Why I test, and why do you test?
This is most of an email I sent to an internal Cogent mailing list after an entertaining exchange between a couple of the guys about testing styles/philosophies. Craig suggested I post it here, so here ’tis :)
– snip –
First about unit and integration tests.
- I write unit tests for focused feedback; i.e. tell me exactly what broke. To keep them focused I try to keep them orthogonal which usually means using fakes of any collaborators.
- I write integration tests where I need more safety than a unit test will offer. They seem even more important when I’m stubbing and mocking a lot in a dynamically typed language like Ruby.
- I write both types of tests to help convey intent and understand the problem better. I TDD with either a unit test or integration test, whichever feels natural.
Then about interaction and state based testing.
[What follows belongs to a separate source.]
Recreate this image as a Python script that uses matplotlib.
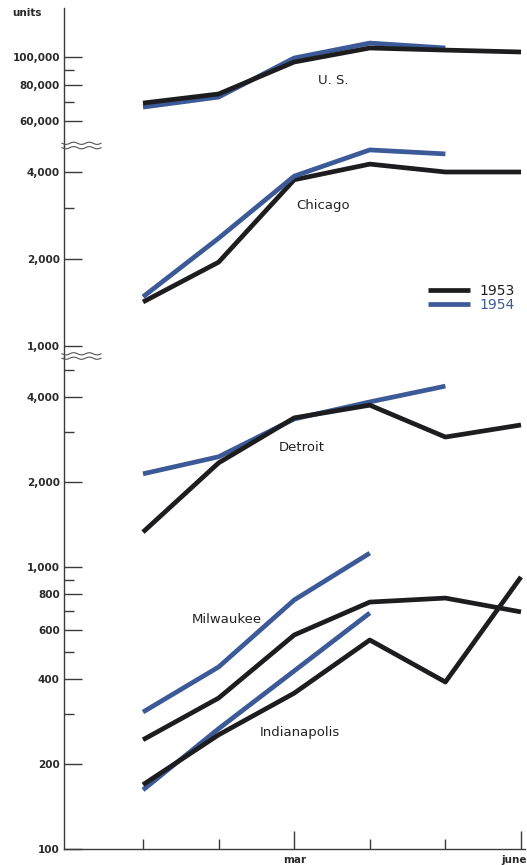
import numpy as np
import matplotlib
matplotlib.use('Agg')
import matplotlib.pyplot as plt
import matplotlib.transforms as mtransforms
from matplotlib.lines import Line2D
from matplotlib.ticker import FixedLocator, FixedFormatter, NullFormatter

months = ["jan", "feb", "mar", "apr", "may", "june"]

# monthly units, 1953 full half-year, 1954 as far as reported
us_1953 = [69200, 74400, 96100, 107500, 105700, 104100]
us_1954 = [67000, 72600, 99200, 111800, 107500]
chicago_1953 = [1420, 1950, 3760, 4260, 4000, 4000]
chicago_1954 = [1480, 2360, 3870, 4770, 4620]
detroit_1953 = [1330, 2340, 3380, 3750, 2890, 3190]
detroit_1954 = [2140, 2460, 3350, 3850, 4380]
milwaukee_1953 = [244, 343, 574, 751, 776, 693]
milwaukee_1954 = [306, 442, 764, 1120]
indianapolis_1953 = [169, 254, 357, 551, 391, 922]
indianapolis_1954 = [162, 267, 428, 687]

BLACK = "#1d1d1f"
BLUE = "#3b5a97"
AXC = "#3a3a3a"
W, H = 527, 865
LW = 3.4

fig = plt.figure(figsize=(W / 100, H / 100), dpi=100)
fig.patch.set_facecolor("white")


def make_axes(top_px, bottom_px):
    ax = fig.add_axes([64 / W, 1 - bottom_px / H, (525 - 64) / W, (bottom_px - top_px) / H])
    ax.set_yscale("log")
    ax.set_xlim(-1.045, 5.053)
    for s in ("top", "right", "bottom"):
        ax.spines[s].set_visible(False)
    ax.spines["left"].set_color(AXC)
    ax.spines["left"].set_linewidth(1.0)
    ax.patch.set_alpha(0)
    ax.tick_params(axis="y", which="major", direction="in", length=13, width=1,
                   color=AXC, pad=3, labelsize=7.5, labelcolor="#2a2a2a")
    ax.tick_params(axis="y", which="minor", direction="in", length=7, width=1, color=AXC)
    ax.tick_params(axis="x", which="both", bottom=False, labelbottom=False)
    return ax


def set_yticks(ax, major, labels, minor):
    ax.yaxis.set_major_locator(FixedLocator(major))
    ax.yaxis.set_major_formatter(FixedFormatter(labels))
    ax.yaxis.set_minor_locator(FixedLocator(minor))
    ax.yaxis.set_minor_formatter(NullFormatter())
    for lab in ax.get_yticklabels():
        lab.set_fontweight("bold")


def pair(ax, y53, y54):
    ax.plot(np.arange(len(y54)), y54, color=BLUE, lw=LW,
            solid_capstyle="butt", solid_joinstyle="round")
    ax.plot(np.arange(len(y53)), y53, color=BLACK, lw=LW,
            solid_capstyle="butt", solid_joinstyle="round")


ax1 = make_axes(8, 146)
ax1.set_ylim(49090, 148000)
set_yticks(ax1, [60000, 80000, 100000], ["60,000", "80,000", "100,000"], [70000, 90000])
pair(ax1, us_1953, us_1954)
ax1.text(2.51, 83200, "U. S.", ha="center", va="center", fontsize=9.5, color="#222")

ax2 = make_axes(146, 357)
ax2.set_ylim(916, 4921)
set_yticks(ax2, [1000, 2000, 4000], ["1,000", "2,000", "4,000"], [3000])
ax2.plot(np.arange(len(chicago_1953)), chicago_1953, color=BLACK, lw=LW,
         solid_capstyle="butt", solid_joinstyle="round", label="1953")
ax2.plot(np.arange(len(chicago_1954)), chicago_1954, color=BLUE, lw=LW,
         solid_capstyle="butt", solid_joinstyle="round", label="1954")
ax2.text(2.38, 3074, "Chicago", ha="center", va="center", fontsize=9.5, color="#222")

ax3 = make_axes(357, 849)
ax3.set_ylim(100, 5556)
set_yticks(ax3, [100, 200, 400, 600, 800, 1000, 2000, 4000],
           ["100", "200", "400", "600", "800", "1,000", "2,000", "4,000"],
           [300, 500, 700, 900, 3000, 5000])
pair(ax3, detroit_1953, detroit_1954)
pair(ax3, milwaukee_1953, milwaukee_1954)
pair(ax3, indianapolis_1953, indianapolis_1954)
ax3.text(2.10, 2664, "Detroit", ha="center", va="center", fontsize=9.5, color="#222")
ax3.text(1.11, 649, "Milwaukee", ha="center", va="center", fontsize=9.5, color="#222")
ax3.text(2.08, 258, "Indianapolis", ha="center", va="center", fontsize=9.5, color="#222")

# month axis along the bottom
ax3.spines["bottom"].set_visible(True)
ax3.spines["bottom"].set_color(AXC)
ax3.spines["bottom"].set_linewidth(1.0)
ax3.set_xticks([2, 5])
ax3.set_xticklabels([months[2], months[5]])
ax3.set_xticks([0, 1, 3, 4], minor=True)
ax3.tick_params(axis="x", which="major", bottom=True, labelbottom=True, direction="in",
                length=13, width=1, color=AXC, pad=4, labelsize=7.5, labelcolor="#2a2a2a")
ax3.tick_params(axis="x", which="minor", bottom=True, direction="in", length=7,
                width=1, color=AXC)
xlabs = ax3.get_xticklabels()
for lab in xlabs:
    lab.set_fontweight("bold")
# keep "june" inside the right edge
xlabs[1].set_transform(xlabs[1].get_transform() +
                       mtransforms.ScaledTranslation(-0.07, 0, fig.dpi_scale_trans))

leg = ax2.legend(loc="upper left", bbox_to_anchor=(428 / W, 1 - 284 / H),
                 bbox_transform=fig.transFigure, frameon=False, fontsize=10,
                 handlelength=3.0, handletextpad=0.7, labelspacing=0.0,
                 borderpad=0, borderaxespad=0)
for txt, c in zip(leg.get_texts(), [BLACK, BLUE]):
    txt.set_color(c)


def wavy_break(y_px, x0=62, x1=101):
    xs = np.linspace(x0, x1, 80)
    for off in (-2.2, 2.2):
        ys = y_px + off + 1.1 * np.sin((xs - x0) / (x1 - x0) * 2 * np.pi * 2.5)
        fig.add_artist(Line2D(xs / W, 1 - ys / H, transform=fig.transFigure,
                              color="#555", lw=0.8))


wavy_break(145.5)
wavy_break(356)

fig.text(12 / W, 1 - 13 / H, "units", ha="left", va="center", fontsize=7.5,
         fontweight="bold", color="#2a2a2a")

fig.savefig("out.png", dpi=100)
- I pick the approach that feels natural at the time, favouring neither by default. I struggle with rules about when to use which.
- I dislike interaction tests that look suspiciously similar/symmetrical/coupled to the code they refer to. I expect a test to earn its right to exist, and therefore add to the size of the codebase and build’s time, by either conveying intent that is difficult to express in the code itself (which is why I love the term ‘example‘) or addressing some other consciously identified risk.
Your thoughts?
Ive been feeling uncertain about the merits of doing lots of automated testing of late.
At IBS now, we are approaching 100% test coverage through fairly orthodox TDD. What Ive noticed is that (a) even using latest- and greatest- techniques, we are spending lots of time writing mind-numbingly boring tests to test-drive simple code, (b) the tests are basically regression tests that assert the code does what it does, (c) they obstruct us when we want to change stuff.
Honestly, if you just want to verify a piece of code works, it can be cheaper to use a big-bang integration test, or watch it execute in a debugger, than to write unit tests over every branch.
So it seems that tests are really most valuable in preventing regression. Thus one’s “payback” from faithful TDD is perhaps accrued slowly as the code is used and modified. If TDD code is changed or discarded soon after its written, it seems that economically, TDD wasn’t then worth it.
benhutchison
2 Apr 08 at 9:54 pm
Any ceremony can start to seem pointless without revisiting its purpose from time to time.
A big part of why I write tests is initially to clarify my own understanding and later to communicate intent to anybody who might want to change this code.
These tests as a regression suite relates to the latter only, so I find my tests can look one way when I’m exploring at first and quite different when I’ve finished. I often find the first few tests look more like functional tests, but the ones I leave behind are a larger group of much more focused (unit?) tests with only a few functional tests.
Systematically producing long running tests is going to slow down the build considerably and, as I’m sure you’ve experienced, this can be debilitating in an agile team - but that’s another discussion :)
hiremaga
12 Apr 08 at 9:10 pm
I know what you mean about mind-numbingly boring tests. Still, I think they give more safety than the other options you mentioned. Watching code execute in a debugger might be fine to verify it the first time, but who does that repeatedly every time a change is made that might affect that stretch of code? Tests need to be automated.
Big bang integration tests might make a good substitute, IF they actually execute all the code paths. I haven’t done much with these, but they seem like they would take even longer to run than a big suite of unit tests… especially if I just want to test the change I made to one class, and have to run the whole integration test suite to do so.
Having regression testing can help in a couple different scenarios. One is when you need to make a change to a piece of code that some other developer wrote; it can be hard to know for sure if your change will break something, but a good automated test suite may help you catch things like that sooner. The other is refactoring. If you have a good test suite, you don’t need to be afraid to refactor your code, whether for performance, clarity or to get to a better design as the codebase evolves.
Test Driven Development also has the design benefits from having written the tests before the code, but I won’t go into those right now.